_MATERIAL_:
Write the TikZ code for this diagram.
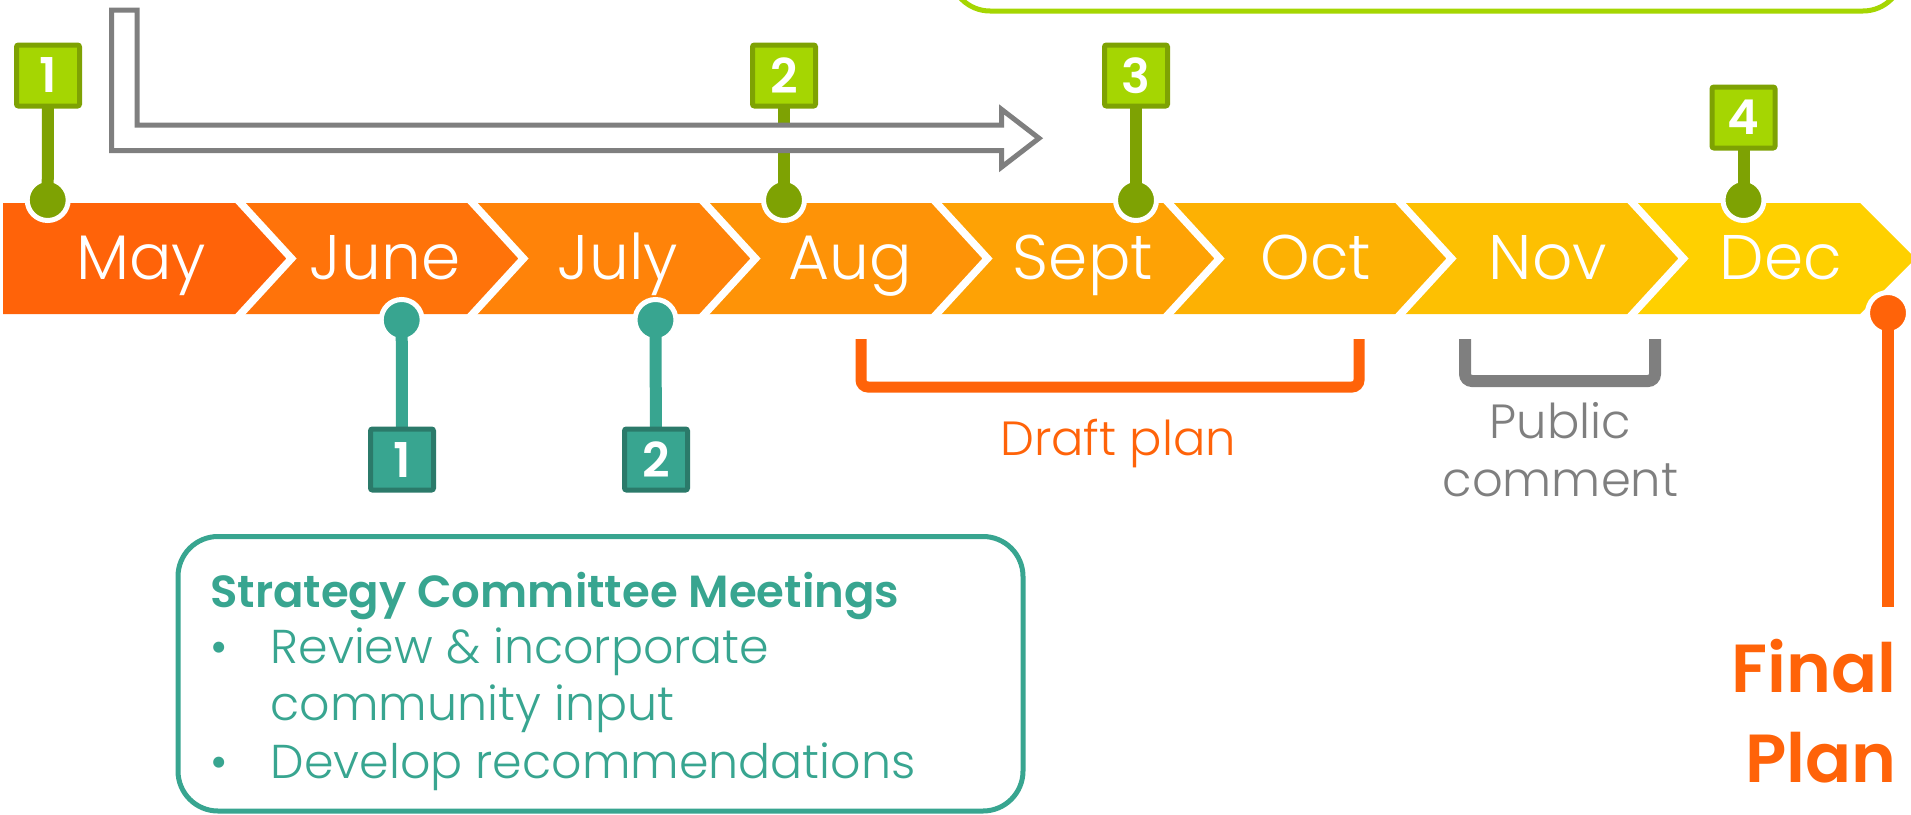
\documentclass[tikz,border=0pt]{standalone}
\usepackage{fontspec}
\IfFontExistsTF{Poppins Light}{%
  \IfFontExistsTF{Poppins SemiBold}%
    {\setmainfont{Poppins Light}[BoldFont=Poppins SemiBold]}%
    {\setmainfont{Poppins Light}[BoldFont=Poppins Bold]}%
}{\setmainfont{Poppins}}
\definecolor{c0}{RGB}{255,99,9}
\definecolor{c1}{RGB}{255,115,10}
\definecolor{c2}{RGB}{255,131,9}
\definecolor{c3}{RGB}{254,147,7}
\definecolor{c4}{RGB}{254,162,5}
\definecolor{c5}{RGB}{253,177,3}
\definecolor{c6}{RGB}{253,192,2}
\definecolor{c7}{RGB}{255,208,0}
\definecolor{gLight}{RGB}{165,214,2}
\definecolor{gDark}{RGB}{126,162,3}
\definecolor{tealA}{RGB}{56,165,144}
\definecolor{tealD}{RGB}{43,122,106}
\definecolor{grayA}{RGB}{127,127,127}
\definecolor{orA}{RGB}{255,99,9}
\begin{document}
\begin{tikzpicture}[x=1pt,y=-1pt,
  month/.style={anchor=base, text=white, inner sep=0pt, font=\fontsize{63pt}{70pt}\selectfont},
  pindot/.style={circle, draw=white, line width=5pt, minimum size=41pt, inner sep=0pt},
  numbox/.style={line width=5pt, minimum width=63pt, minimum height=61pt, rounded corners=2pt,
    inner sep=0pt, text=white, font=\bfseries\fontsize{48pt}{48pt}\selectfont},
  gbox/.style={numbox, draw=gDark, fill=gLight},
  tbox/.style={numbox, draw=tealD, fill=tealA},
  stemG/.style={gDark, line width=12pt},
  stemT/.style={tealA, line width=12pt},
  lbl/.style={anchor=base, inner sep=0pt, font=\fontsize{48pt}{56pt}\selectfont},
  boxtxt/.style={anchor=base west, inner sep=0pt, text=tealA, font=\fontsize{47.5pt}{56pt}\selectfont},
  finaltxt/.style={anchor=base east, inner sep=0pt, text=orA, font=\bfseries\fontsize{68pt}{90pt}\selectfont},
]
\useasboundingbox (0,0) rectangle (1911,814);
\begin{scope}
\clip (0,0) rectangle (1911,814);

% top-right green frame (partially visible)
\draw[gLight, line width=5pt, rounded corners=40pt] (950,-80) rectangle (1903,11);

% timeline band
\fill[c0] (3,203) -- (236,203) -- (291.5,258.5) -- (236,314) -- (3,314) -- cycle;
\foreach \i/\c in {1/c1,2/c2,3/c3,4/c4,5/c5,6/c6,7/c7}{
  \pgfmathsetmacro{\L}{236+232*(\i-1)}
  \pgfmathsetmacro{\R}{236+232*\i}
  \fill[\c] (\L,203) -- (\R,203) -- (\R+55.5,258.5) -- (\R,314) -- (\L,314) -- (\L+55.5,258.5) -- cycle;
}
\foreach \i in {0,...,6}{
  \pgfmathsetmacro{\R}{236+232*\i}
  \draw[white, line width=7.5pt, line join=miter] (\R,198) -- (\R+55.5,258.5) -- (\R,319);
}

% month labels
\node[month] (may)  at (141,279) {May};
\node[month] (jun)  at (385,279) {June};
\node[month] (jul)  at (618,279) {July};
\node[month] (aug)  at (850,279) {Aug};
\node[month] (sep)  at (1083,279) {Sept};
\node[month] (oct)  at (1316,279) {Oct};
\node[month] (nov)  at (1548,279) {Nov};
\node[month] (dec)  at (1781,279) {Dec};

% pin dots
\node[pindot, fill=gDark] (g1) at (47.7,200) {};
\node[pindot, fill=gDark] (g2) at (784,200) {};
\node[pindot, fill=gDark] (g3) at (1136,200) {};
\node[pindot, fill=gDark] (g4) at (1743.5,200) {};
\node[pindot, fill=tealA] (t1) at (401.7,320) {};
\node[pindot, fill=tealA] (t2) at (655.5,320) {};
\node[pindot, fill=orA] (o1) at (1888,313) {};
\coordinate (oend) at (1888,607);

% box positions (invisible anchors for stems)
\coordinate (b1) at (48,75.5);
\coordinate (b2) at (784,75.5);
\coordinate (b3) at (1136,75.5);
\coordinate (b4) at (1743.5,117.5);
\coordinate (s1) at (402,459.5);
\coordinate (s2) at (656,459.5);

% stems
\draw[stemG] (g1.center) -- (b1);
\draw[stemG] (g2.center) -- (b2);
\draw[stemG] (g3.center) -- (b3);
\draw[stemG] (g4.center) -- (b4);
\draw[stemT] (t1.center) -- (s1);
\draw[stemT] (t2.center) -- (s2);
\draw[orA, line width=12pt] (o1.center) -- (oend);

% number boxes on top of stems
\node[gbox] (nb1) at (b1) {1};
\node[gbox] (nb2) at (b2) {2};
\node[gbox] (nb3) at (b3) {3};
\node[gbox] (nb4) at (b4) {4};
\node[tbox] (ns1) at (s1) {1};
\node[tbox] (ns2) at (s2) {2};

% hollow gray arrow
\draw[grayA, line width=5pt, fill=white, line join=miter]
  (111.7,10) -- (137,10) -- (137,125) -- (1001.7,125) -- (1001.7,109.5)
  -- (1039,138.25) -- (1001.7,167) -- (1001.7,150.5) -- (111.7,150.5) -- cycle;

% brackets
\draw[orA, line width=11pt, rounded corners=7pt] (861,339) -- (861,387) -- (1359,387) -- (1359,339);
\draw[grayA, line width=12pt, rounded corners=7pt] (1465,339) -- (1465,381) -- (1655,381) -- (1655,339);

\node[lbl, text=orA] (draft) at (1118,455) {Draft plan};
\node[lbl, text=grayA] (pub1) at (1560.5,438) {Public};
\node[lbl, text=grayA] (pub2) at (1560.5,496) {comment};

\node[finaltxt] (fin1) at (1897,692.7) {Final};
\node[finaltxt] (fin2) at (1897,782.7) {Plan};

% strategy committee box
\draw[tealA, line width=5pt, rounded corners=40pt] (178,536.5) rectangle (1023,811);
\node[boxtxt, font=\bfseries\fontsize{45pt}{56pt}\selectfont] (hd) at (210,607) {Strategy Committee Meetings};
\node[boxtxt] (bu1) at (210,663) {•};
\node[boxtxt] (it1) at (270.5,663) {Review \& incorporate};
\node[boxtxt] (it1b) at (270.5,720) {community input};
\node[boxtxt] (bu2) at (210,778) {•};
\node[boxtxt] (it2) at (270.5,778) {Develop recommendations};
\end{scope}
\end{tikzpicture}
\end{document}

_GIVEN TASK_: All the lines above are to be reproduced exactly, except the pictures.

_ANSWER BELOW_:
Write the TikZ code for this diagram.
\documentclass[tikz,border=0pt]{standalone}
\usepackage{fontspec}
\IfFontExistsTF{Poppins Light}{%
  \IfFontExistsTF{Poppins SemiBold}%
    {\setmainfont{Poppins Light}[BoldFont=Poppins SemiBold]}%
    {\setmainfont{Poppins Light}[BoldFont=Poppins Bold]}%
}{\setmainfont{Poppins}}
\definecolor{c0}{RGB}{255,99,9}
\definecolor{c1}{RGB}{255,115,10}
\definecolor{c2}{RGB}{255,131,9}
\definecolor{c3}{RGB}{254,147,7}
\definecolor{c4}{RGB}{254,162,5}
\definecolor{c5}{RGB}{253,177,3}
\definecolor{c6}{RGB}{253,192,2}
\definecolor{c7}{RGB}{255,208,0}
\definecolor{gLight}{RGB}{165,214,2}
\definecolor{gDark}{RGB}{126,162,3}
\definecolor{tealA}{RGB}{56,165,144}
\definecolor{tealD}{RGB}{43,122,106}
\definecolor{grayA}{RGB}{127,127,127}
\definecolor{orA}{RGB}{255,99,9}
\begin{document}
\begin{tikzpicture}[x=1pt,y=-1pt,
  month/.style={anchor=base, text=white, inner sep=0pt, font=\fontsize{63pt}{70pt}\selectfont},
  pindot/.style={circle, draw=white, line width=5pt, minimum size=41pt, inner sep=0pt},
  numbox/.style={line width=5pt, minimum width=63pt, minimum height=61pt, rounded corners=2pt,
    inner sep=0pt, text=white, font=\bfseries\fontsize{48pt}{48pt}\selectfont},
  gbox/.style={numbox, draw=gDark, fill=gLight},
  tbox/.style={numbox, draw=tealD, fill=tealA},
  stemG/.style={gDark, line width=12pt},
  stemT/.style={tealA, line width=12pt},
  lbl/.style={anchor=base, inner sep=0pt, font=\fontsize{48pt}{56pt}\selectfont},
  boxtxt/.style={anchor=base west, inner sep=0pt, text=tealA, font=\fontsize{47.5pt}{56pt}\selectfont},
  finaltxt/.style={anchor=base east, inner sep=0pt, text=orA, font=\bfseries\fontsize{68pt}{90pt}\selectfont},
]
\useasboundingbox (0,0) rectangle (1911,814);
\begin{scope}
\clip (0,0) rectangle (1911,814);

% top-right green frame (partially visible)
\draw[gLight, line width=5pt, rounded corners=40pt] (950,-80) rectangle (1903,11);

% timeline band
\fill[c0] (3,203) -- (236,203) -- (291.5,258.5) -- (236,314) -- (3,314) -- cycle;
\foreach \i/\c in {1/c1,2/c2,3/c3,4/c4,5/c5,6/c6,7/c7}{
  \pgfmathsetmacro{\L}{236+232*(\i-1)}
  \pgfmathsetmacro{\R}{236+232*\i}
  \fill[\c] (\L,203) -- (\R,203) -- (\R+55.5,258.5) -- (\R,314) -- (\L,314) -- (\L+55.5,258.5) -- cycle;
}
\foreach \i in {0,...,6}{
  \pgfmathsetmacro{\R}{236+232*\i}
  \draw[white, line width=7.5pt, line join=miter] (\R,198) -- (\R+55.5,258.5) -- (\R,319);
}

% month labels
\node[month] (may)  at (141,279) {May};
\node[month] (jun)  at (385,279) {June};
\node[month] (jul)  at (618,279) {July};
\node[month] (aug)  at (850,279) {Aug};
\node[month] (sep)  at (1083,279) {Sept};
\node[month] (oct)  at (1316,279) {Oct};
\node[month] (nov)  at (1548,279) {Nov};
\node[month] (dec)  at (1781,279) {Dec};

% pin dots
\node[pindot, fill=gDark] (g1) at (47.7,200) {};
\node[pindot, fill=gDark] (g2) at (784,200) {};
\node[pindot, fill=gDark] (g3) at (1136,200) {};
\node[pindot, fill=gDark] (g4) at (1743.5,200) {};
\node[pindot, fill=tealA] (t1) at (401.7,320) {};
\node[pindot, fill=tealA] (t2) at (655.5,320) {};
\node[pindot, fill=orA] (o1) at (1888,313) {};
\coordinate (oend) at (1888,607);

% box positions (invisible anchors for stems)
\coordinate (b1) at (48,75.5);
\coordinate (b2) at (784,75.5);
\coordinate (b3) at (1136,75.5);
\coordinate (b4) at (1743.5,117.5);
\coordinate (s1) at (402,459.5);
\coordinate (s2) at (656,459.5);

% stems
\draw[stemG] (g1.center) -- (b1);
\draw[stemG] (g2.center) -- (b2);
\draw[stemG] (g3.center) -- (b3);
\draw[stemG] (g4.center) -- (b4);
\draw[stemT] (t1.center) -- (s1);
\draw[stemT] (t2.center) -- (s2);
\draw[orA, line width=12pt] (o1.center) -- (oend);

% number boxes on top of stems
\node[gbox] (nb1) at (b1) {1};
\node[gbox] (nb2) at (b2) {2};
\node[gbox] (nb3) at (b3) {3};
\node[gbox] (nb4) at (b4) {4};
\node[tbox] (ns1) at (s1) {1};
\node[tbox] (ns2) at (s2) {2};

% hollow gray arrow
\draw[grayA, line width=5pt, fill=white, line join=miter]
  (111.7,10) -- (137,10) -- (137,125) -- (1001.7,125) -- (1001.7,109.5)
  -- (1039,138.25) -- (1001.7,167) -- (1001.7,150.5) -- (111.7,150.5) -- cycle;

% brackets
\draw[orA, line width=11pt, rounded corners=7pt] (861,339) -- (861,387) -- (1359,387) -- (1359,339);
\draw[grayA, line width=12pt, rounded corners=7pt] (1465,339) -- (1465,381) -- (1655,381) -- (1655,339);

\node[lbl, text=orA] (draft) at (1118,455) {Draft plan};
\node[lbl, text=grayA] (pub1) at (1560.5,438) {Public};
\node[lbl, text=grayA] (pub2) at (1560.5,496) {comment};

\node[finaltxt] (fin1) at (1897,692.7) {Final};
\node[finaltxt] (fin2) at (1897,782.7) {Plan};

% strategy committee box
\draw[tealA, line width=5pt, rounded corners=40pt] (178,536.5) rectangle (1023,811);
\node[boxtxt, font=\bfseries\fontsize{45pt}{56pt}\selectfont] (hd) at (210,607) {Strategy Committee Meetings};
\node[boxtxt] (bu1) at (210,663) {•};
\node[boxtxt] (it1) at (270.5,663) {Review \& incorporate};
\node[boxtxt] (it1b) at (270.5,720) {community input};
\node[boxtxt] (bu2) at (210,778) {•};
\node[boxtxt] (it2) at (270.5,778) {Develop recommendations};
\end{scope}
\end{tikzpicture}
\end{document}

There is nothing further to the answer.